**Task statement**
Copy the records that follow exactly as written, but not their pictures.

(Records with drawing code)
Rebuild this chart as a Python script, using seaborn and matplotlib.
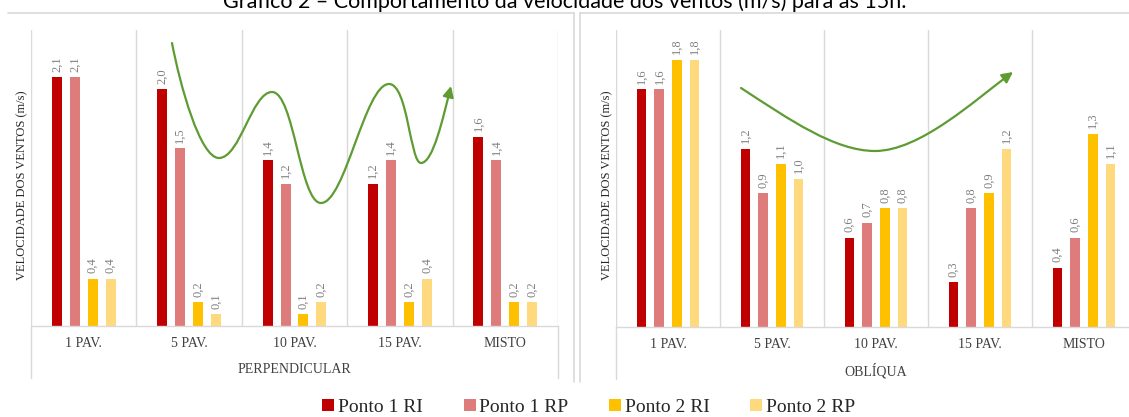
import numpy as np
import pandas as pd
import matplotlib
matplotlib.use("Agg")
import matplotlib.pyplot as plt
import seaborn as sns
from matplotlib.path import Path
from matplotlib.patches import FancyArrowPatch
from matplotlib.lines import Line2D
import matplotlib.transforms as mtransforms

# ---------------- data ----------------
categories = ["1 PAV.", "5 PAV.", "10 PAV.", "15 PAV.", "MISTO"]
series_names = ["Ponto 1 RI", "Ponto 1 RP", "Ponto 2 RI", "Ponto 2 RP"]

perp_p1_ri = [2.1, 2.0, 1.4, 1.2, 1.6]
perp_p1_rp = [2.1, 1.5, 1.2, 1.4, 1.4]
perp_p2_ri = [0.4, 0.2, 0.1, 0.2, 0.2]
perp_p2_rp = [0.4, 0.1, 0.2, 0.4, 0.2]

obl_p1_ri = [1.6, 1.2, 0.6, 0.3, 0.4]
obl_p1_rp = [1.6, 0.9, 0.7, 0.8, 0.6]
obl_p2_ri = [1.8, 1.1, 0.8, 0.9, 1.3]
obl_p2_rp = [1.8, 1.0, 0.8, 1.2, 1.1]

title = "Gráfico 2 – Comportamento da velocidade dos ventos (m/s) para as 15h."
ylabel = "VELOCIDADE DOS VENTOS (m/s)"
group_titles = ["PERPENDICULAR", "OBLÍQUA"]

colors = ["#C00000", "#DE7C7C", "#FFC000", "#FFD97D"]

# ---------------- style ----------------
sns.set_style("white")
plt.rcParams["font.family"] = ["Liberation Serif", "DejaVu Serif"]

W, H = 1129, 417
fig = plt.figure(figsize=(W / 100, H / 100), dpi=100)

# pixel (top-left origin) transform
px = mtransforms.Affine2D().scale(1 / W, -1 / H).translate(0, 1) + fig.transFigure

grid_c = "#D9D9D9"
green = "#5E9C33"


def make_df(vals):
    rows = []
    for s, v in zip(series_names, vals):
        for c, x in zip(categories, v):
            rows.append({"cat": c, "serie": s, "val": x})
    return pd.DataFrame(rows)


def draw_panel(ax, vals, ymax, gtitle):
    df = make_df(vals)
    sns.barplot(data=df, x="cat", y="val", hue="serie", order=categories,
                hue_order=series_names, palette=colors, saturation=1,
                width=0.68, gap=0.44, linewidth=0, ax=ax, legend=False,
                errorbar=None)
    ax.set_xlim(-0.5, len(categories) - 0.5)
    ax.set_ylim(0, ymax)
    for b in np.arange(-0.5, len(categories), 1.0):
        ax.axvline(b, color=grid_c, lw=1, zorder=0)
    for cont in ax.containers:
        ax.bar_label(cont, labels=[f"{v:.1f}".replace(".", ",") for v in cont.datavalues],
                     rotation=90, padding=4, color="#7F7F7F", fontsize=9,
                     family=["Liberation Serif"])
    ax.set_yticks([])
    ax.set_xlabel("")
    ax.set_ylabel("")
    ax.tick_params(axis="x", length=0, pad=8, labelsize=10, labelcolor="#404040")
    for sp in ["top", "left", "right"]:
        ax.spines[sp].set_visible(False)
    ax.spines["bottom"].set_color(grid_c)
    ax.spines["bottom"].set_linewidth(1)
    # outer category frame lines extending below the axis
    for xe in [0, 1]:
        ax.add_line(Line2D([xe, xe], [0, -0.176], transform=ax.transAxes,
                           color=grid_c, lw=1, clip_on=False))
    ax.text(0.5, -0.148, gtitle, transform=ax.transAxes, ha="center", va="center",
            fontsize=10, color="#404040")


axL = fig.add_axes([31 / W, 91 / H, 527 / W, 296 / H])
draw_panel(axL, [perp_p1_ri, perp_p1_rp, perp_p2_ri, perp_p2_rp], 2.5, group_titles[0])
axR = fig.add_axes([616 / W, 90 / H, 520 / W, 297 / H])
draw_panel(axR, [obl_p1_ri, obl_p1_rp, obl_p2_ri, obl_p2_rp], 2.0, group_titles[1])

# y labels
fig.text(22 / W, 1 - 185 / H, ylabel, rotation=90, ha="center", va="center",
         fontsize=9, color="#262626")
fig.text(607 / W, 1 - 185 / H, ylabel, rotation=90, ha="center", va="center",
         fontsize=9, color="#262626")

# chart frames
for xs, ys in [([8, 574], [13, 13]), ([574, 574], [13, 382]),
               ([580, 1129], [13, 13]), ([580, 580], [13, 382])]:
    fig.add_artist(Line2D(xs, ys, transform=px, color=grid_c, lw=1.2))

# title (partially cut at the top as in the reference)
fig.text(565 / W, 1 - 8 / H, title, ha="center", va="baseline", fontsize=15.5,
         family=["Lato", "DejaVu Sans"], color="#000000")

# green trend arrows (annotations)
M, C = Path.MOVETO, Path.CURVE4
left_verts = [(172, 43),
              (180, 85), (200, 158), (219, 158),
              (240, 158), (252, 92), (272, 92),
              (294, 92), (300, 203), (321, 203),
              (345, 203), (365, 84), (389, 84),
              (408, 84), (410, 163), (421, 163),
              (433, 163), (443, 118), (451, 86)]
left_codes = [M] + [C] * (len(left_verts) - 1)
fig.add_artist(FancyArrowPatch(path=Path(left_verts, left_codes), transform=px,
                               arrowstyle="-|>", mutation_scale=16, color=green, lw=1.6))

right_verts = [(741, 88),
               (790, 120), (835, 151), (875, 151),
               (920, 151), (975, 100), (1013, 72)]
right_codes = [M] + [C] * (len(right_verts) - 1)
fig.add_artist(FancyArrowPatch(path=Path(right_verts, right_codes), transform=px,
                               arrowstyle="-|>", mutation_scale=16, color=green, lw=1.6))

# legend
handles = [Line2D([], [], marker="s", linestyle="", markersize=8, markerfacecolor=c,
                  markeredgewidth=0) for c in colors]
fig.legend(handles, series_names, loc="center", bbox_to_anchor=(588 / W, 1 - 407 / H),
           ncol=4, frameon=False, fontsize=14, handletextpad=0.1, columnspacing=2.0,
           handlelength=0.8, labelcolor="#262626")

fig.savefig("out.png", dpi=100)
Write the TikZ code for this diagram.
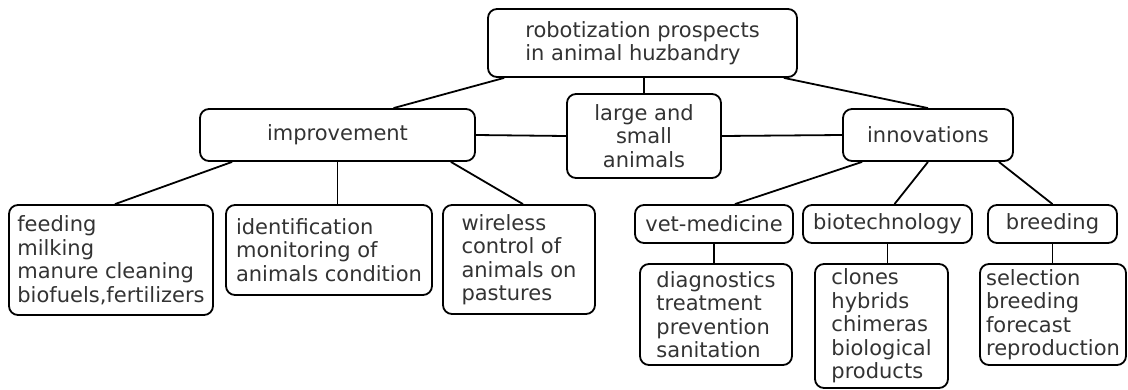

**Task solution**
Rebuild this chart as a Python script, using seaborn and matplotlib.
import numpy as np
import pandas as pd
import matplotlib
matplotlib.use("Agg")
import matplotlib.pyplot as plt
import seaborn as sns
from matplotlib.path import Path
from matplotlib.patches import FancyArrowPatch
from matplotlib.lines import Line2D
import matplotlib.transforms as mtransforms

# ---------------- data ----------------
categories = ["1 PAV.", "5 PAV.", "10 PAV.", "15 PAV.", "MISTO"]
series_names = ["Ponto 1 RI", "Ponto 1 RP", "Ponto 2 RI", "Ponto 2 RP"]

perp_p1_ri = [2.1, 2.0, 1.4, 1.2, 1.6]
perp_p1_rp = [2.1, 1.5, 1.2, 1.4, 1.4]
perp_p2_ri = [0.4, 0.2, 0.1, 0.2, 0.2]
perp_p2_rp = [0.4, 0.1, 0.2, 0.4, 0.2]

obl_p1_ri = [1.6, 1.2, 0.6, 0.3, 0.4]
obl_p1_rp = [1.6, 0.9, 0.7, 0.8, 0.6]
obl_p2_ri = [1.8, 1.1, 0.8, 0.9, 1.3]
obl_p2_rp = [1.8, 1.0, 0.8, 1.2, 1.1]

title = "Gráfico 2 – Comportamento da velocidade dos ventos (m/s) para as 15h."
ylabel = "VELOCIDADE DOS VENTOS (m/s)"
group_titles = ["PERPENDICULAR", "OBLÍQUA"]

colors = ["#C00000", "#DE7C7C", "#FFC000", "#FFD97D"]

# ---------------- style ----------------
sns.set_style("white")
plt.rcParams["font.family"] = ["Liberation Serif", "DejaVu Serif"]

W, H = 1129, 417
fig = plt.figure(figsize=(W / 100, H / 100), dpi=100)

# pixel (top-left origin) transform
px = mtransforms.Affine2D().scale(1 / W, -1 / H).translate(0, 1) + fig.transFigure

grid_c = "#D9D9D9"
green = "#5E9C33"


def make_df(vals):
    rows = []
    for s, v in zip(series_names, vals):
        for c, x in zip(categories, v):
            rows.append({"cat": c, "serie": s, "val": x})
    return pd.DataFrame(rows)


def draw_panel(ax, vals, ymax, gtitle):
    df = make_df(vals)
    sns.barplot(data=df, x="cat", y="val", hue="serie", order=categories,
                hue_order=series_names, palette=colors, saturation=1,
                width=0.68, gap=0.44, linewidth=0, ax=ax, legend=False,
                errorbar=None)
    ax.set_xlim(-0.5, len(categories) - 0.5)
    ax.set_ylim(0, ymax)
    for b in np.arange(-0.5, len(categories), 1.0):
        ax.axvline(b, color=grid_c, lw=1, zorder=0)
    for cont in ax.containers:
        ax.bar_label(cont, labels=[f"{v:.1f}".replace(".", ",") for v in cont.datavalues],
                     rotation=90, padding=4, color="#7F7F7F", fontsize=9,
                     family=["Liberation Serif"])
    ax.set_yticks([])
    ax.set_xlabel("")
    ax.set_ylabel("")
    ax.tick_params(axis="x", length=0, pad=8, labelsize=10, labelcolor="#404040")
    for sp in ["top", "left", "right"]:
        ax.spines[sp].set_visible(False)
    ax.spines["bottom"].set_color(grid_c)
    ax.spines["bottom"].set_linewidth(1)
    # outer category frame lines extending below the axis
    for xe in [0, 1]:
        ax.add_line(Line2D([xe, xe], [0, -0.176], transform=ax.transAxes,
                           color=grid_c, lw=1, clip_on=False))
    ax.text(0.5, -0.148, gtitle, transform=ax.transAxes, ha="center", va="center",
            fontsize=10, color="#404040")


axL = fig.add_axes([31 / W, 91 / H, 527 / W, 296 / H])
draw_panel(axL, [perp_p1_ri, perp_p1_rp, perp_p2_ri, perp_p2_rp], 2.5, group_titles[0])
axR = fig.add_axes([616 / W, 90 / H, 520 / W, 297 / H])
draw_panel(axR, [obl_p1_ri, obl_p1_rp, obl_p2_ri, obl_p2_rp], 2.0, group_titles[1])

# y labels
fig.text(22 / W, 1 - 185 / H, ylabel, rotation=90, ha="center", va="center",
         fontsize=9, color="#262626")
fig.text(607 / W, 1 - 185 / H, ylabel, rotation=90, ha="center", va="center",
         fontsize=9, color="#262626")

# chart frames
for xs, ys in [([8, 574], [13, 13]), ([574, 574], [13, 382]),
               ([580, 1129], [13, 13]), ([580, 580], [13, 382])]:
    fig.add_artist(Line2D(xs, ys, transform=px, color=grid_c, lw=1.2))

# title (partially cut at the top as in the reference)
fig.text(565 / W, 1 - 8 / H, title, ha="center", va="baseline", fontsize=15.5,
         family=["Lato", "DejaVu Sans"], color="#000000")

# green trend arrows (annotations)
M, C = Path.MOVETO, Path.CURVE4
left_verts = [(172, 43),
              (180, 85), (200, 158), (219, 158),
              (240, 158), (252, 92), (272, 92),
              (294, 92), (300, 203), (321, 203),
              (345, 203), (365, 84), (389, 84),
              (408, 84), (410, 163), (421, 163),
              (433, 163), (443, 118), (451, 86)]
left_codes = [M] + [C] * (len(left_verts) - 1)
fig.add_artist(FancyArrowPatch(path=Path(left_verts, left_codes), transform=px,
                               arrowstyle="-|>", mutation_scale=16, color=green, lw=1.6))

right_verts = [(741, 88),
               (790, 120), (835, 151), (875, 151),
               (920, 151), (975, 100), (1013, 72)]
right_codes = [M] + [C] * (len(right_verts) - 1)
fig.add_artist(FancyArrowPatch(path=Path(right_verts, right_codes), transform=px,
                               arrowstyle="-|>", mutation_scale=16, color=green, lw=1.6))

# legend
handles = [Line2D([], [], marker="s", linestyle="", markersize=8, markerfacecolor=c,
                  markeredgewidth=0) for c in colors]
fig.legend(handles, series_names, loc="center", bbox_to_anchor=(588 / W, 1 - 407 / H),
           ncol=4, frameon=False, fontsize=14, handletextpad=0.1, columnspacing=2.0,
           handlelength=0.8, labelcolor="#262626")

fig.savefig("out.png", dpi=100)
Write the TikZ code for this diagram.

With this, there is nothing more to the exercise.